By Francisco Vara-Orta, LA Times Staff Writer
March 2, 2007
 
A majority of Los Angeles County primary care practitioners are failing to advise their Latino patients - who are at high risk for HIV infection - to get tested, according to a UCLA study released Thursday.
 
Only 41% of the 85 surveyed primary care providers - including doctors, nurses and physician assistants - had regularly offered advice about sexually transmitted diseases during the six-month period covered in the study, which was conducted in 2004 by the UCLA AIDS Institute.
 
The lack of HIV testing is one reason most Latinos who become ill find out they are HIV-positive less than a year before developing AIDS, researchers said.
 
The percentage of AIDS cases for Latinos in the county has increased, from 20% of all new cases in the 1980s, when the epidemic began, to 43% in 2002, according to the latest figures available from the county Department of Public Health.
 
"There are two issues here: a lack of healthcare access for Latinos in general and the cultural stigma attached to HIV/AIDS," said Rosa Solorio, assistant professor of family medicine at UCLA's School of Medicine who co-wrote the study. "But this study shows how Latinos already in primary care aren't getting the advice they need."
 
All UCLA survey respondents served in areas where the population was at least 50% Latino. More than half of the practitioners primarily spoke Spanish with their patients.
 
A vast majority of the surveyed practitioners offered fewer than 20 HIV tests each during the six-month study period, despite recommendations by the Centers for Disease Control and Prevention that physicians in high-HIV risk areas offer testing to every patient.
 
Solorio said that many practitioners were uncomfortable asking patients about their sexual histories and that this might explain their reluctance to suggest HIV testing.
 
"There are still many cultural taboos in Latino culture about sex," Solorio said. "We just don't talk about it publicly."
 
Solorio said another factor might be a patient's fear about the cost of a test and subsequent counseling. She said patients should be referred to agencies that offer free testing.
 
For example, the Los Angeles County office of AIDS programs and policy offers free HIV testing and counseling. Appointments can made by calling (800) 367-AIDS or visiting http://www.hivla.org .
 
Another agency recommended by the county is Bienestar, a nonprofit that offers bilingual HIV/AIDS services.
 
Victor Martinez, Bienestar's metro regional director, agreed with the study's findings.
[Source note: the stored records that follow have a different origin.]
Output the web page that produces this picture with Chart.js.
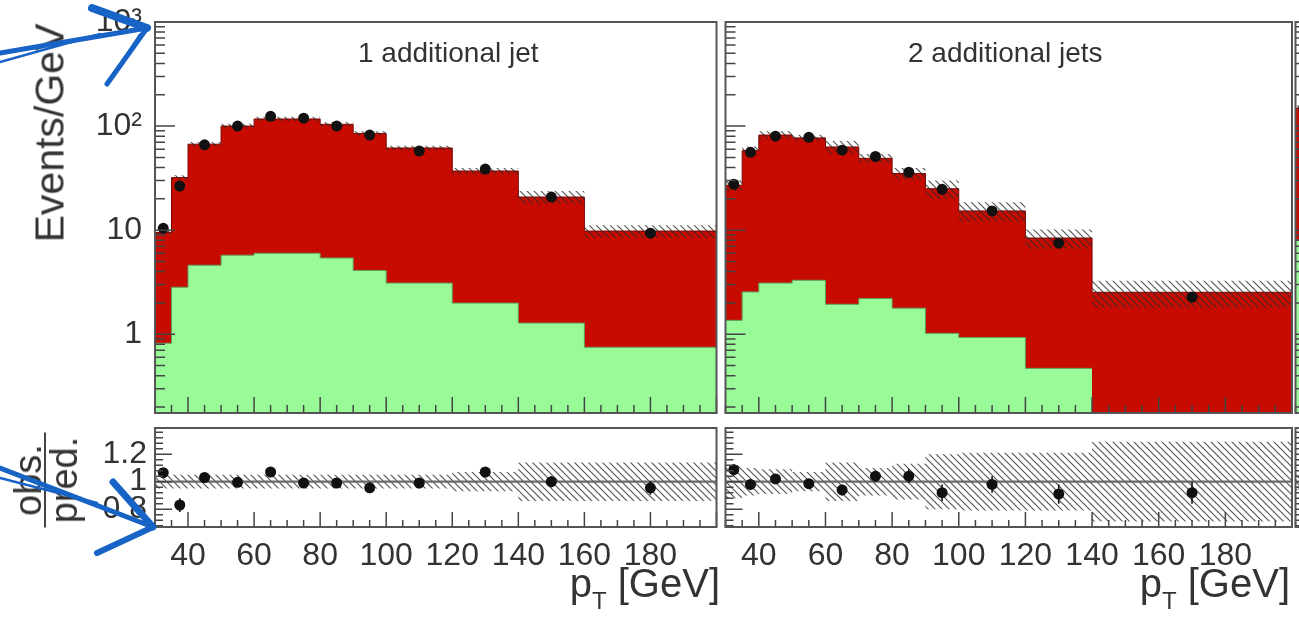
<!DOCTYPE html>
<html>
<head>
<meta charset="utf-8">
<script src="https://cdn.jsdelivr.net/npm/chart.js@4.4.1/dist/chart.umd.min.js"></script>
<style>
  body { margin:0; background:#fff; }
  #wrap { position:relative; width:1299px; height:627px; overflow:hidden; background:#fff;
          font-family:"Liberation Sans", Arial, sans-serif; color:#333; }
  #wrap canvas { position:absolute; }
  .lbl { position:absolute; white-space:nowrap; }
</style>
</head>
<body>
<div id="wrap">
  <canvas id="top1" width="722" height="420" style="left:0;top:0;width:722px;height:420px"></canvas>
  <canvas id="top2" width="579" height="420" style="left:720px;top:0;width:579px;height:420px"></canvas>
  <canvas id="top3" width="580" height="420" style="left:1290px;top:0;width:580px;height:420px"></canvas>
  <canvas id="rat1" width="722" height="207" style="left:0;top:420px;width:722px;height:207px"></canvas>
  <canvas id="rat2" width="579" height="207" style="left:720px;top:420px;width:579px;height:207px"></canvas>
  <canvas id="rat3" width="580" height="207" style="left:1290px;top:420px;width:580px;height:207px"></canvas>

  <div class="lbl" style="left:358px;top:37px;font-size:28px">1 additional jet</div>
  <div class="lbl" style="left:908px;top:37px;font-size:28px">2 additional jets</div>

  <div class="lbl" style="left:50px;top:133px;font-size:41px;transform:translate(-50%,-50%) rotate(-90deg)">Events/GeV</div>

  <div class="lbl" style="left:46px;top:480px;transform:translate(-50%,-50%) rotate(-90deg);text-align:center;font-size:38px;line-height:30px">
    <div style="width:95px;border-bottom:2.5px solid #444;padding-bottom:1px">obs.</div>
    <div style="width:95px;padding-top:3px">pred.</div>
  </div>

  <div class="lbl" style="right:579px;top:563px;font-size:40px;line-height:40px">p<span style="font-size:24px;position:relative;top:12px">T</span> [GeV]</div>
  <div class="lbl" style="right:9px;top:563px;font-size:40px;line-height:40px">p<span style="font-size:24px;position:relative;top:12px">T</span> [GeV]</div>

  <!-- hand drawn arrows on top of the plot -->
  <svg width="1299" height="627" style="position:absolute;left:0;top:0" fill="none" stroke="#1763c6" stroke-linecap="round">
    <path d="M0 53 L147 28" stroke-width="5"/>
    <path d="M0 62 L100 34" stroke-width="2.5"/>
    <path d="M92 8 L147 28" stroke-width="8"/>
    <path d="M147 28 L107 84" stroke-width="5"/>
    <path d="M140 34 L110 80" stroke-width="2"/>
    <path d="M0 468 L153 527" stroke-width="5"/>
    <path d="M0 478 L97 503" stroke-width="2.5"/>
    <path d="M113 482 L153 527" stroke-width="7"/>
    <path d="M153 527 L97 553" stroke-width="6"/>
  </svg>
</div>

<script>
// bin edges in GeV
var edges1 = [30, 35, 40, 50, 60, 70, 80, 90, 100, 120, 140, 160, 200];
var edges2 = [30, 35, 40, 50, 60, 70, 80, 90, 100, 120, 140, 200];
var edges3 = [30, 35];

// 1 additional jet : total prediction (red on top), green component, data
var total1 = [9.5, 32, 67, 100, 117, 117, 104, 85, 61.6, 37, 20.8, 9.8];
var green1 = [0.82, 2.83, 4.6, 5.75, 6.0, 6.0, 5.4, 4.1, 3.1, 1.99, 1.28, 0.75];
var obs1   = [10.4, 26.5, 66, 100, 124, 119, 100, 82, 57.6, 38.6, 20.8, 9.35];
var ratio1 = [1.065, 0.83, 1.03, 0.995, 1.07, 0.99, 0.99, 0.955, 0.99, 1.07, 1.0, 0.955];
var err1   = [0.03, 0.05, 0.02, 0.02, 0.02, 0.02, 0.02, 0.02, 0.02, 0.03, 0.04, 0.05];
var unc1   = [0.05, 0.05, 0.05, 0.05, 0.05, 0.05, 0.05, 0.05, 0.05, 0.07, 0.14, 0.14];

// 2 additional jets
var total2 = [27, 58, 82, 77, 63, 49, 35, 25, 15.3, 8.4, 2.53];
var green2 = [1.36, 2.55, 3.1, 3.3, 1.94, 2.2, 1.78, 1.02, 0.93, 0.47, null];
var obs2   = [27.6, 56, 80, 78, 58.6, 51, 36, 24.7, 15.3, 7.5, 2.27];
var ratio2 = [1.087, 0.98, 1.02, 0.985, 0.94, 1.04, 1.04, 0.92, 0.98, 0.91, 0.92];
var err2   = [0.04, 0.04, 0.03, 0.03, 0.04, 0.04, 0.05, 0.06, 0.06, 0.07, 0.08];
var unc2   = [0.12, 0.1, 0.09, 0.07, 0.14, 0.1, 0.13, 0.2, 0.21, 0.21, 0.29];

// next panel, only its first bin is inside the picture
var total3 = [149];
var green3 = [8.0];
var obs3   = [150];
var ratio3 = [0.955];
var err3   = [0.03];
var unc3   = [0.06];

// axis ticks
var xTickValues = [40, 60, 80, 100, 120, 140, 160, 180];
var yTickValues = [1, 10, 100, 1000];
var yTickLabels = ['1', '10', '10\u00b2', '10\u00b3'];
var rTickValues = [0.8, 1, 1.2];
var rTickLabels = ['0.8', '1', '1.2'];
var unity = 1;

var RED = '#c80b00', GREEN = '#98fb98';
var FONT = '"Liberation Sans", Arial, sans-serif';

// histogram outline: one point per left edge plus the last right edge
function steps(edges, vals) {
  var pts = [], last = -1;
  for (var i = 0; i < vals.length; i++) {
    if (vals[i] == null) break;
    pts.push({x: edges[i], y: vals[i]});
    last = i;
  }
  if (last >= 0) pts.push({x: edges[last + 1], y: vals[last]});
  return pts;
}
function centers(edges, vals) {
  return vals.map(function(v, i) { return {x: (edges[i] + edges[i + 1]) / 2, y: v}; });
}

// ROOT style hatching
var hatch = (function() {
  var c = document.createElement('canvas');
  c.width = c.height = 7;
  var g = c.getContext('2d');
  g.strokeStyle = 'rgba(45,45,45,0.8)';
  g.lineWidth = 1.2;
  g.beginPath();
  g.moveTo(0, 0); g.lineTo(7, 7);
  g.moveTo(-1, 6); g.lineTo(1, 8);
  g.moveTo(6, -1); g.lineTo(8, 1);
  g.stroke();
  return g.createPattern(c, 'repeat');
})();

// ticks drawn inside the frame, plus the frame itself
function frameTicks(xt, yt) {
  return {
    id: 'frameTicks',
    afterDraw: function(chart) {
      var ctx = chart.ctx, a = chart.chartArea, x = chart.scales.x, y = chart.scales.y;
      ctx.save();
      ctx.strokeStyle = '#444';
      ctx.lineWidth = 1.5;
      ctx.beginPath();
      xt.forEach(function(t) {
        var px = x.getPixelForValue(t.v);
        ctx.moveTo(px, a.bottom); ctx.lineTo(px, a.bottom - t.len);
      });
      yt.forEach(function(t) {
        var py = y.getPixelForValue(t.v);
        ctx.moveTo(a.left, py); ctx.lineTo(a.left + t.len, py);
      });
      ctx.stroke();
      ctx.strokeStyle = '#555';
      ctx.lineWidth = 2;
      ctx.strokeRect(a.left, a.top, a.right - a.left, a.bottom - a.top);
      ctx.restore();
    }
  };
}

// vertical error bars on the data points
var errorBars = {
  id: 'errorBars',
  afterDatasetsDraw: function(chart) {
    var ctx = chart.ctx, y = chart.scales.y;
    chart.data.datasets.forEach(function(ds, di) {
      if (!ds.errors) return;
      var meta = chart.getDatasetMeta(di);
      ctx.save();
      ctx.strokeStyle = '#111';
      ctx.lineWidth = 1.6;
      ctx.beginPath();
      meta.data.forEach(function(pt, i) {
        var v = ds.data[i].y, e = ds.errors[i];
        ctx.moveTo(pt.x, y.getPixelForValue(v - e));
        ctx.lineTo(pt.x, y.getPixelForValue(v + e));
      });
      ctx.stroke();
      ctx.restore();
    });
  }
};

function xTicks(maj, min) {
  var t = [];
  for (var v = 30; v <= 200; v += 5) t.push({v: v, len: (v % 20 === 0) ? maj : min});
  return t;
}
function logTicks(lo, hi, maj, min) {
  var t = [];
  for (var e = -1; e <= 3; e++) {
    for (var k = 1; k <= 9; k++) {
      var v = k * Math.pow(10, e);
      if (v >= lo && v <= hi) t.push({v: v, len: k === 1 ? maj : min});
    }
  }
  return t;
}
function ratioTicks(maj, min) {
  var t = [];
  for (var i = 17; i <= 34; i++) t.push({v: i * 0.04, len: (i % 5 === 0) ? maj : min});
  return t;
}

// y axis box: fixed width, no extra room for the end labels
function fitY(showY) {
  return function(s) {
    if (showY) s.width = 155;
    s.paddingTop = 0;
    s.paddingBottom = 0;
  };
}
function fitX(h) {
  return function(s) {
    s.height = h;
    s.paddingLeft = 0;
    s.paddingRight = 0;
  };
}

var YMIN = 0.175, YMAX = 1000, RMIN = 0.67, RMAX = 1.39;

function topChart(id, padL, padR, showY, edges, total, green, unc, obs) {
  var hi = total.map(function(t, i) { return t * (1 + unc[i]); });
  var lo = total.map(function(t, i) { return t * (1 - unc[i]); });
  return new Chart(document.getElementById(id), {
    type: 'line',
    data: {
      datasets: [
        {data: centers(edges, obs), showLine: false, pointRadius: 5.5, pointBackgroundColor: '#111', pointBorderWidth: 0, order: 0},
        {data: steps(edges, hi), stepped: true, fill: '+1', backgroundColor: hatch, borderColor: 'rgba(0,0,0,0)', borderWidth: 0, pointRadius: 0, order: 1},
        {data: steps(edges, lo), stepped: true, fill: false, borderColor: 'rgba(0,0,0,0)', borderWidth: 0, pointRadius: 0, order: 2},
        {data: steps(edges, green), stepped: true, fill: 'start', backgroundColor: GREEN, borderColor: '#5f9f5f', borderWidth: 1, pointRadius: 0, order: 3},
        {data: steps(edges, total), stepped: true, fill: 'start', backgroundColor: RED, borderColor: '#7a0500', borderWidth: 1, pointRadius: 0, order: 4}
      ]
    },
    options: {
      responsive: false, animation: false, devicePixelRatio: 1,
      layout: {padding: {top: 22, bottom: 7, left: padL, right: padR}},
      plugins: {legend: {display: false}, tooltip: {enabled: false}},
      scales: {
        x: {type: 'linear', min: 30, max: 200, display: false},
        y: {
          type: 'logarithmic', min: YMIN, max: YMAX, display: showY,
          grid: {display: false, drawTicks: false}, border: {display: false},
          ticks: {padding: 13, color: '#333', font: {family: FONT, size: 32},
                  callback: function(v, i) { return yTickLabels[i]; }},
          afterBuildTicks: function(s) { s.ticks = yTickValues.map(function(v) { return {value: v}; }); },
          afterFit: fitY(showY)
        }
      }
    },
    plugins: [frameTicks(xTicks(16, 8), logTicks(YMIN, YMAX, 20, 10))]
  });
}

function ratioChart(id, padL, padR, showY, edges, ratio, err, unc) {
  return new Chart(document.getElementById(id), {
    type: 'line',
    data: {
      datasets: [
        {data: centers(edges, ratio), errors: err, showLine: false, pointRadius: 5.5, pointBackgroundColor: '#111', pointBorderWidth: 0, order: 0},
        {data: [{x: 30, y: unity}, {x: 200, y: unity}], borderColor: '#6a6a6a', borderWidth: 2.2, pointRadius: 0, fill: false, order: 1},
        {data: steps(edges, unc.map(function(u) { return unity + u; })), stepped: true, fill: '+1', backgroundColor: hatch, borderColor: 'rgba(0,0,0,0)', borderWidth: 0, pointRadius: 0, order: 2},
        {data: steps(edges, unc.map(function(u) { return unity - u; })), stepped: true, fill: false, borderColor: 'rgba(0,0,0,0)', borderWidth: 0, pointRadius: 0, order: 3}
      ]
    },
    options: {
      responsive: false, animation: false, devicePixelRatio: 1,
      layout: {padding: {top: 8, bottom: 0, left: padL, right: padR}},
      plugins: {legend: {display: false}, tooltip: {enabled: false}},
      scales: {
        x: {
          type: 'linear', min: 30, max: 200,
          grid: {display: false, drawTicks: false}, border: {display: false},
          ticks: {padding: 10, autoSkip: false, maxRotation: 0, color: '#333', font: {family: FONT, size: 32}},
          afterBuildTicks: function(s) { s.ticks = xTickValues.map(function(v) { return {value: v}; }); },
          afterFit: fitX(100)
        },
        y: {
          type: 'linear', min: RMIN, max: RMAX, display: showY,
          grid: {display: false, drawTicks: false}, border: {display: false},
          ticks: {padding: 8, color: '#333', font: {family: FONT, size: 32},
                  callback: function(v, i) { return rTickLabels[i]; }},
          afterBuildTicks: function(s) { s.ticks = rTickValues.map(function(v) { return {value: v}; }); },
          afterFit: fitY(showY)
        }
      }
    },
    plugins: [frameTicks(xTicks(15, 7), ratioTicks(17, 8)), errorBars]
  });
}

topChart('top1', 0, 0, true, edges1, total1, green1, unc1, obs1);
topChart('top2', 2, 7, false, edges2, total2, green2, unc2, obs2);
topChart('top3', 3, 7, false, edges3, total3, green3, unc3, obs3);
ratioChart('rat1', 0, 0, true, edges1, ratio1, err1, unc1);
ratioChart('rat2', 2, 7, false, edges2, ratio2, err2, unc2);
ratioChart('rat3', 3, 7, false, edges3, ratio3, err3, unc3);
</script>
</body>
</html>
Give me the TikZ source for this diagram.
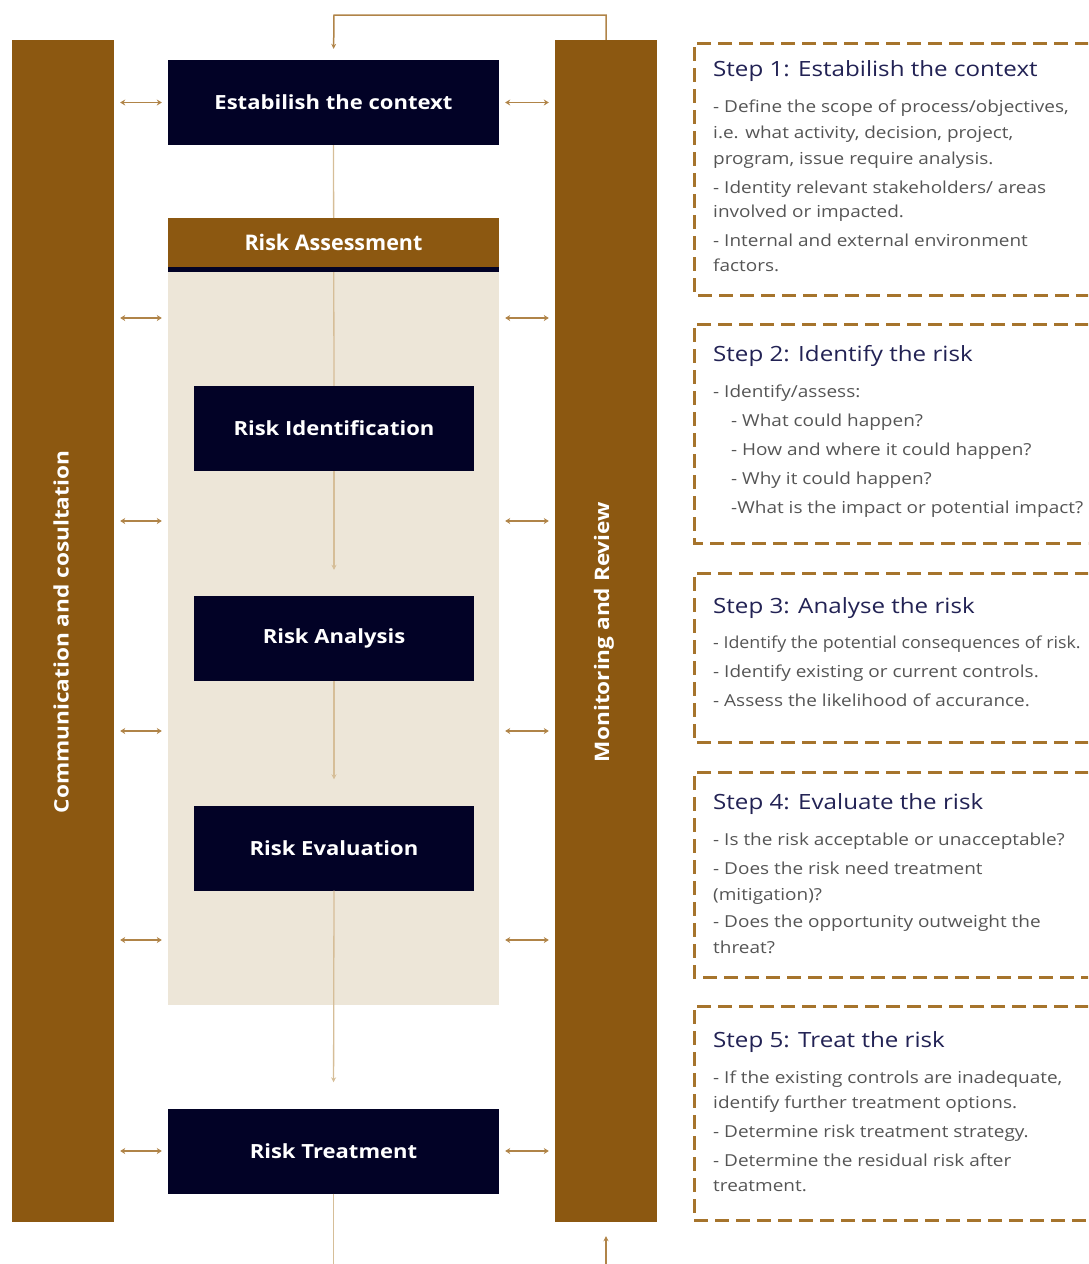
\documentclass[tikz,border=0pt]{standalone}
\usepackage{fontspec}
\setmainfont{Open Sans}
\newfontfamily\bodyfont{Open Sans}[FakeStretch=1.15]
\newfontfamily\wideboldfont{Open Sans}[FakeStretch=1.13]
\usetikzlibrary{arrows.meta,calc}
\definecolor{barbrown}{RGB}{140,88,17}
\definecolor{navy}{RGB}{2,2,38}
\definecolor{beige}{RGB}{237,230,216}
\definecolor{tanline}{RGB}{214,190,152}
\definecolor{linkbrown}{RGB}{176,132,72}
\definecolor{dashbrown}{RGB}{166,116,44}
\definecolor{titlenavy}{RGB}{34,34,84}
\definecolor{bodygray}{RGB}{85,85,85}

\begin{document}
\begin{tikzpicture}[x=1pt,y=-1pt,
  bar/.style={fill=barbrown, minimum width=102pt, minimum height=1182pt, inner sep=0},
  bartext/.style={text=white, font=\wideboldfont\fontsize{20}{24}\selectfont\bfseries, rotate=90, inner sep=0},
  navybox/.style={fill=navy, text=white, font=\wideboldfont\fontsize{19.5}{23}\selectfont\bfseries, minimum height=85pt, inner sep=0},
  widebox/.style={navybox, minimum width=331pt},
  narrowbox/.style={navybox, minimum width=280pt},
  flow/.style={draw=tanline, line width=1.3pt},
  flowarrow/.style={flow, -{Stealth[length=5pt,width=5pt]}},
  loop/.style={draw=linkbrown, line width=1.5pt},
  link/.style={draw=linkbrown, line width=1.8pt, {Stealth[length=5pt,width=6pt]}-{Stealth[length=5pt,width=6pt]}, shorten <=6pt, shorten >=6pt},
  dashbox/.style={draw=dashbrown, line width=3pt, dash pattern=on 14pt off 7pt},
  steptitle/.style={anchor=base west, inner sep=0, text=titlenavy, font=\bodyfont\fontsize{21}{25}\selectfont},
  stepbody/.style={anchor=north west, inner sep=0, align=left, text=bodygray, font=\bodyfont\fontsize{16.5}{26}\selectfont},
]
\useasboundingbox (0,0) rectangle (1088,1264);
\clip (0,0) rectangle (1088,1264);

% side bars
\node[bar] (lbar) at (63,631) {};
\node[bartext] (ltext) at (61,632) {Communication and cosultation};
\node[bar] (rbar) at (606,631) {};
\node[bartext] (rtext) at (604,632) {Monitoring and Review};

% risk assessment area
\node[fill=beige, minimum width=331pt, minimum height=733pt, inner sep=0] (raa) at (333.5,638.5) {};

% process boxes
\node[widebox] (est) at (333.5,102.5) {Estabilish the context};
\node[narrowbox] (ri) at (334,428.5) {Risk Identification};
\node[narrowbox] (ran) at (334,638.5) {Risk Analysis};
\node[narrowbox] (re) at (334,848) {Risk Evaluation};
\node[widebox] (rt) at (333.5,1151) {Risk Treatment};

% main flow
\draw[flow] (est.south) -- (ri.north);
\draw[flowarrow, shorten >=26pt] (ri.south) -- (ran.north);
\draw[flowarrow, shorten >=26pt] (ran.south) -- (re.north);
\draw[flowarrow, shorten >=26pt] (re.south) -- (rt.north);
\coordinate (outbot) at (333.5,1264);
\draw[flow] (rt.south) -- (outbot);

% risk assessment header
\node[fill=barbrown, minimum width=331pt, minimum height=49pt, inner sep=0, text=white,
      font=\fontsize{21.5}{25}\selectfont\bfseries] (rah) at (333.5,242.5) {Risk Assessment};
\fill[navy] (rah.south west) rectangle ($(rah.south east)+(0,5)$);

% feedback loop
\coordinate (fbtop) at (334,15);
\draw[loop, -{Stealth[length=5pt,width=5pt]}, shorten >=11pt] (rbar.north) |- (fbtop) -- (est.north);
\coordinate (inbot) at (606,1264);
\draw[loop, -{Stealth[length=5pt,width=5pt]}, shorten >=14pt] (inbot) -- (rbar.south);

% communication and monitoring links
\draw[link] (lbar.east |- est) -- (est.west);
\draw[link] (est.east) -- (rbar.west |- est);
\foreach \yy in {318,521,731,940} {
  \draw[link] (lbar.east |- 0,\yy) -- (raa.west |- 0,\yy);
  \draw[link] (raa.east |- 0,\yy) -- (rbar.west |- 0,\yy);
}
\draw[link] (lbar.east |- rt) -- (rt.west);
\draw[link] (rt.east) -- (rbar.west |- rt);

% step descriptions
\draw[dashbox] (1110,43) -| (694,295) -- (1110,295);
\node[steptitle] (s1t) at (713,76) {Step 1: Estabilish the context};
\node[stepbody] (s1b) at (713,100) {- Define the scope of process/objectives,\\
i.e. what activity, decision, project,\\
program, issue require analysis.\\[3pt]
- Identity relevant stakeholders/ areas\\[-2pt]
involved or impacted.\\[3pt]
- Internal and external environment\\[-1pt]
factors.};

\draw[dashbox] (1110,324) -| (694,543) -- (1110,543);
\node[steptitle] (s2t) at (713,361) {Step 2: Identify the risk};
\node[stepbody, font=\bodyfont\fontsize{16.5}{29}\selectfont] (s2b) at (713,385) {- Identify/assess:\\
\hspace*{18pt}- What could happen?\\
\hspace*{18pt}- How and where it could happen?\\
\hspace*{18pt}- Why it could happen?\\
\hspace*{18pt}-What is the impact or potential impact?};

\draw[dashbox] (1110,573) -| (694,742) -- (1110,742);
\node[steptitle] (s3t) at (713,613) {Step 3: Analyse the risk};
\node[stepbody, font=\bodyfont\fontsize{16.5}{29}\selectfont] (s3b) at (713,636) {\scalebox{0.94}[1]{- Identify the potential consequences of risk.}\\
- Identify existing or current controls.\\
- Assess the likelihood of accurance.};

\draw[dashbox] (1110,772) -| (694,977) -- (1110,977);
\node[steptitle] (s4t) at (713,809) {Step 4: Evaluate the risk};
\node[stepbody] (s4b) at (713,833) {- Is the risk acceptable or unacceptable?\\[3pt]
- Does the risk need treatment\\
(mitigation)?\\[1pt]
- Does the opportunity outweight the\\
threat?};

\draw[dashbox] (1110,1006) -| (694,1220) -- (1110,1220);
\node[steptitle] (s5t) at (713,1047) {Step 5: Treat the risk};
\node[stepbody, font=\bodyfont\fontsize{16.5}{25}\selectfont] (s5b) at (713,1071) {- If the existing controls are inadequate,\\
identify further treatment options.\\[4pt]
- Determine risk treatment strategy.\\[4pt]
- Determine the residual risk after\\
treatment.};
\end{tikzpicture}
\end{document}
Latinos in general tend to avoid regular medical care until it's too late, and that is why early HIV testing is so crucial, he said.
 
"For Latinos, we can joke about sex, but it's much more intimidating discussing it seriously in front of others, even our doctors," he said. "So testing is the most important factor in fighting the epidemic because once we know, we can treat it and protect others from contracting it."